As the days go by, eventually, he comes to respect the heroine's dedication, the hard work, and the single-minded focus on one task that inspires awe in everyone around. He falls hard for her (ooh, did I love how far he had to fall from his Blond God pedestal and the humility he learned as a result). But her horrible, loveless childhood makes it impossible for her to know what love is, to even understand that she's capable of loving. All these emotions, his thoughtfulness and respect, her care, the affection of those around them, the nurturing...it all adds to a story with a big heart.

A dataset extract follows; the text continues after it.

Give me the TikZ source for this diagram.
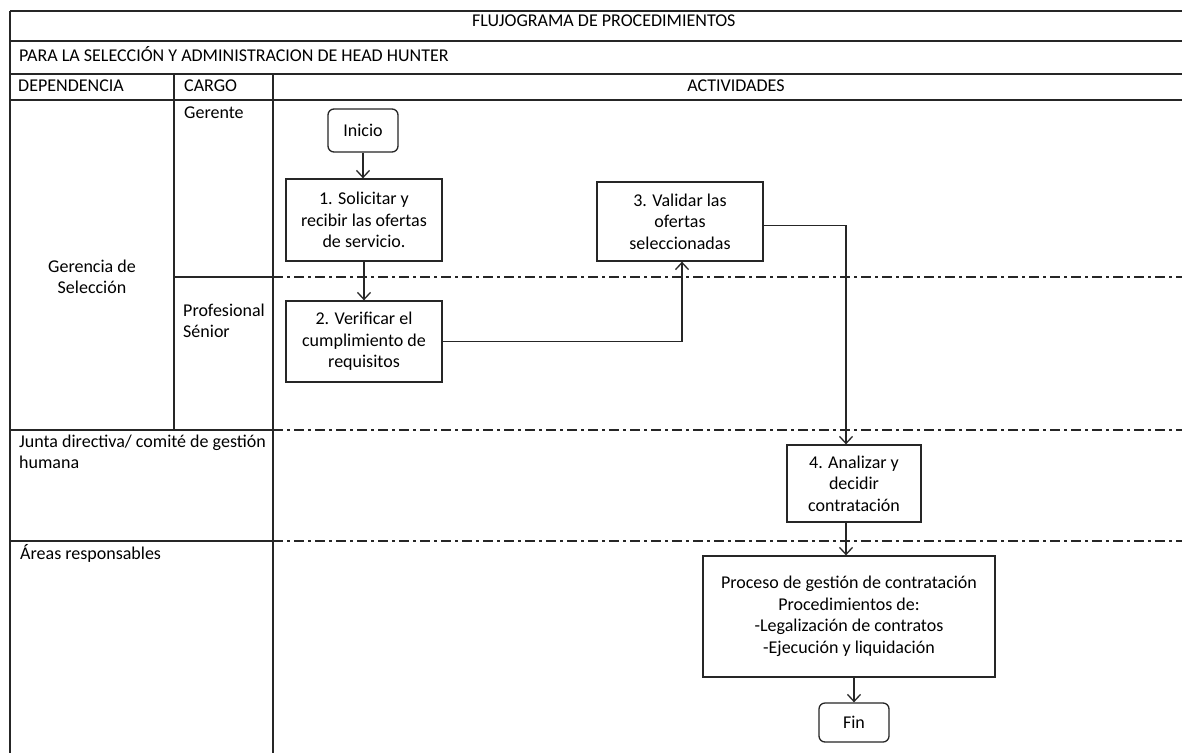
\documentclass[tikz,border=0pt]{standalone}
\usepackage{fontspec}
\setmainfont{Carlito}
\usetikzlibrary{arrows.meta}
\newcommand{\flowtxt}{\fontsize{18}{21.5}\selectfont}
\begin{document}
\begin{tikzpicture}[x=1pt,y=-1pt,
 frame/.style={line width=1.3pt, black!85},
 lane/.style={line width=1.3pt, black!85, dash pattern=on 10pt off 4pt on 3pt off 4pt},
 box/.style={draw=black!85, line width=1.3pt, align=center, inner sep=0pt, font=\flowtxt},
 term/.style={box, rounded corners=6pt},
 lbl/.style={inner sep=0pt, font=\flowtxt, anchor=west, align=left},
 flow/.style={line width=1.3pt, black!85, -{Straight Barb[length=7pt,width=13pt]}}
]
\useasboundingbox (0,0) rectangle (1182,753);
\fill[white] (0,0) rectangle (1182,753);
% table frame
\draw[frame] (10,11) -- (1182,11);
\draw[frame] (10,41) -- (1182,41);
\draw[frame] (10,74) -- (1182,74);
\draw[frame] (10,100) -- (1182,100);
\draw[frame] (10,11) -- (10,753);
\draw[frame] (174,74) -- (174,430);
\draw[frame] (273,74) -- (273,753);
\draw[frame] (174,277) -- (273,277);
\draw[frame] (10,430) -- (273,430);
\draw[frame] (10,541) -- (273,541);
\draw[lane] (273,277) -- (1182,277);
\draw[lane] (273,430) -- (1182,430);
\draw[lane] (273,541) -- (1182,541);
% header texts
\node[lbl] (title) at (472,21) {FLUJOGRAMA DE PROCEDIMIENTOS};
\node[lbl] (sub) at (19,54) {PARA LA SELECCIÓN Y ADMINISTRACION DE HEAD HUNTER};
\node[lbl] (hdep) at (18,86) {DEPENDENCIA};
\node[lbl] (hcar) at (184,86) {CARGO};
\node[inner sep=0pt, font=\flowtxt] (hact) at (736,86) {ACTIVIDADES};
% lane labels
\node[inner sep=0pt, font=\flowtxt, align=center] (ger) at (92,277) {Gerencia de\\Selección};
\node[lbl] (gte) at (184,113) {Gerente};
\node[lbl] (prof) at (183,321) {Profesional\\Sénior};
\node[lbl] (junta) at (19,452) {Junta directiva/ comité de gestión\\humana};
\node[lbl] (areas) at (20,553) {Áreas responsables};
% flow nodes
\node[term, minimum width=70pt, minimum height=43pt] (inicio) at (363,130.5) {Inicio};
\node[box, minimum width=156pt, minimum height=82pt] (n1) at (364,220) {1. Solicitar y\\recibir las ofertas\\de servicio.};
\node[box, minimum width=156pt, minimum height=81pt] (n2) at (364,341.5) {2. Verificar el\\cumplimiento de\\requisitos};
\node[box, minimum width=166pt, minimum height=79pt] (n3) at (680,221.5) {3. Validar las\\ofertas\\seleccionadas};
\node[box, minimum width=134pt, minimum height=77pt] (n4) at (854,483.5) {4. Analizar y\\decidir\\contratación};
\node[box, minimum width=292pt, minimum height=121pt] (proc) at (849,616.5) {Proceso de gestión de contratación\\Procedimientos de:\\-Legalización de contratos\\-Ejecución y liquidación};
\node[term, minimum width=70pt, minimum height=39pt] (fin) at (854,722.5) {Fin};
% connectors
\draw[flow] (inicio.south) -- (inicio.south |- n1.north);
\draw[flow] (n1.south) -- (n2.north);
\draw[flow] (n2.east) -| ([xshift=2pt]n3.south);
\draw[flow] ([yshift=-4pt]n3.east) -| ([xshift=-8pt]n4.north);
\draw[flow] ([xshift=-8pt]n4.south) -- ([xshift=-8pt]n4.south |- proc.north);
\draw[flow] (fin.north |- proc.south) -- (fin.north);
\end{tikzpicture}
\end{document}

Here's an example of the type of writing in this book that I so enjoyed. The urban hero is out at a cottage by a small lake in the middle of the wilderness where the heroine's training. "He, the urban man, had found an unexpected consolation in nature. The croaking of frogs and the buzzing of insetcts, the patter of rain on leaves, and the scratching of a squirrel on the roof forced him to contemplate his own insignificance in the realm of things. The world ran on without him at the helm; it ran on without his participation in its daily events. It was humbling to think of himself in that way, and it was a novelty to see himself as just a small player in the natural cycle. The foundation of his life was shifting, altering, cracking like a house set on moving earth" Given his former overweening ego as a famous war correspondent, this new humility on his part coming from self-contemplation endeared him to me like nothing else.

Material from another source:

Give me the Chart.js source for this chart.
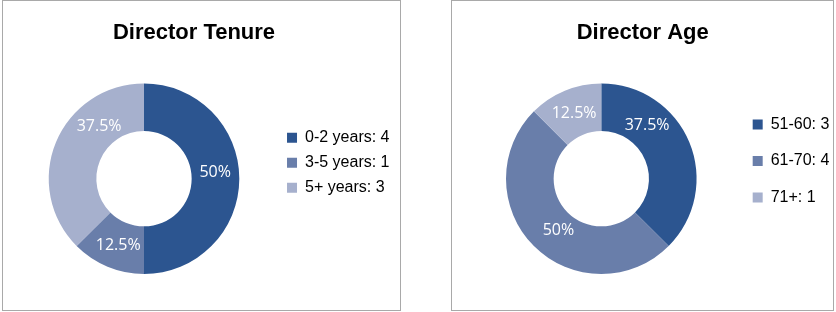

This sort of self-examination and growth occurs in the heroine as well as she works her way through the emotions of her childhood, her resentment and care for her mother, and her figuring out of what love is and what it means for her to love. And that is the heart and soul of this book, this independent change of self and the mutual change towards one another that's set off by their initial meeting.


Heartless by Mary Balogh
Categories: romance, regency
Commentary: Every once in a while I return to this book even though the suspense is lost to me. This is a Marriage of Convenience plot, which I really like. In a society where divorce is severely frowned upon and marriages are for life, I like seeing how two people negotiate their marriage. As I said to Liz McCausland, I like reading about good marriages and how two people who may be indifferent to each other, or even dislike each other, int he beginning come to terms with their circumstances, find ways to connect, and to build a life together.

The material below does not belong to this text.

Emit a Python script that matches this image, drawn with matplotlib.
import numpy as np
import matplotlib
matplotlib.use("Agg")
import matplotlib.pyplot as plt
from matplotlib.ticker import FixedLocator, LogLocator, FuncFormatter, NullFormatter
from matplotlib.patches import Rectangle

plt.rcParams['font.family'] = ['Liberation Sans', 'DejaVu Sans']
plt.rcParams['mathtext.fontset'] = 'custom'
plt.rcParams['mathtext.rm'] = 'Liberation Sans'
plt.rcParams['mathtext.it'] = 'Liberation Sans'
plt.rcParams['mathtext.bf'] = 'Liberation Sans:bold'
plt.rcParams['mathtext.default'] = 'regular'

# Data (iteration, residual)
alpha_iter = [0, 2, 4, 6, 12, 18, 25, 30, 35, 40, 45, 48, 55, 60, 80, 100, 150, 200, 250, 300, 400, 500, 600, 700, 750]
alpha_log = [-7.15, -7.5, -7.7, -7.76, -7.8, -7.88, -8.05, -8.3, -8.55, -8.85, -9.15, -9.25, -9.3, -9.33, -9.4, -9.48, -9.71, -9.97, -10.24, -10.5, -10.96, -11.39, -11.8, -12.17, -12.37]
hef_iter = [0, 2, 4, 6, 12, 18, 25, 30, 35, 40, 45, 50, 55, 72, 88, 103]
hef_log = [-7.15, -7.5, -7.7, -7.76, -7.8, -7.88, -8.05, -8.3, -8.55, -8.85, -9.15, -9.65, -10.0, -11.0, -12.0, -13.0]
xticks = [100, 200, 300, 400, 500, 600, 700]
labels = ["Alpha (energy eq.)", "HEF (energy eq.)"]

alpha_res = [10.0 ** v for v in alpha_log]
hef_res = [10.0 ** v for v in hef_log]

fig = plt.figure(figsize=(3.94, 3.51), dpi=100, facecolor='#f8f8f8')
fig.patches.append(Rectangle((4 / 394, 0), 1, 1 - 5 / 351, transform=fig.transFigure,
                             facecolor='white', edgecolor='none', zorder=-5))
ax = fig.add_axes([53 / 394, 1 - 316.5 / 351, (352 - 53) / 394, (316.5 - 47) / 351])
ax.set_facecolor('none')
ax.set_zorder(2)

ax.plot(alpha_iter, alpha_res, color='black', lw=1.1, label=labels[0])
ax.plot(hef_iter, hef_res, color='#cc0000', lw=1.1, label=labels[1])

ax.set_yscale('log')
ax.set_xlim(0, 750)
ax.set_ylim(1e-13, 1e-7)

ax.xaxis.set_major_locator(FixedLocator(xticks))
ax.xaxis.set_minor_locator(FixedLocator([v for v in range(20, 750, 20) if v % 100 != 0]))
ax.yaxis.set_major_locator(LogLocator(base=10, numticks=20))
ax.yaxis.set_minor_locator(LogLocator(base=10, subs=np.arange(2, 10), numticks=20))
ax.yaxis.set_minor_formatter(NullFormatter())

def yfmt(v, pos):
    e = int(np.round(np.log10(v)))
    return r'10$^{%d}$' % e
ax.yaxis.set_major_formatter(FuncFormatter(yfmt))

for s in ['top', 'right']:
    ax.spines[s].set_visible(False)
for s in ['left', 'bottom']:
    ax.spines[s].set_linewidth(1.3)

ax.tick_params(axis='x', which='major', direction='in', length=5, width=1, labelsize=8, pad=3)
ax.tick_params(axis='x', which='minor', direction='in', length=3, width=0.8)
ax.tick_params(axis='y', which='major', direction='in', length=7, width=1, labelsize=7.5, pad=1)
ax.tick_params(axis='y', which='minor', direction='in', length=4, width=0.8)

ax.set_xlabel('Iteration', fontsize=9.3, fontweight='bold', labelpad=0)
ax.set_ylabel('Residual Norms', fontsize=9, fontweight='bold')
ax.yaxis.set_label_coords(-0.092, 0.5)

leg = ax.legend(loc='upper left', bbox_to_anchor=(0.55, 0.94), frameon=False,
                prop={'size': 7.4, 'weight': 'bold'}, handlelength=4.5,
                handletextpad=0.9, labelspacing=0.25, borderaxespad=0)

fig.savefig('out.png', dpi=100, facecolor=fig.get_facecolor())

The other aspect of this story is the Big Misunderstanding plot because They Don't Talk To Each Other. This trope usually doesn't work for me, because it exasperates me. However, in the hands of a master, anything can be successful, as it is here. There are entirely valid reasons why she doesn't reveal her terrifying past (that now oppresses her present) to her husband. She's protecting her marriage and her husband. And of course, she hopes it'll simply go away. But it doesn't. And I understand her reasons for her secrets. Balogh makes it work right through to the end, as I discussed with Growly Cub.

There was a sea change of growth for the hero. I enjoyed seeing the slow movement towards redemption for him as an individual and for him as a husband. I was a bit disappointed that there is no corresponding growth for the heroine as an individual and some, but not a whole lot of, growth as a wife. However, the way she's delineated at the beginning makes her character arc inevitable.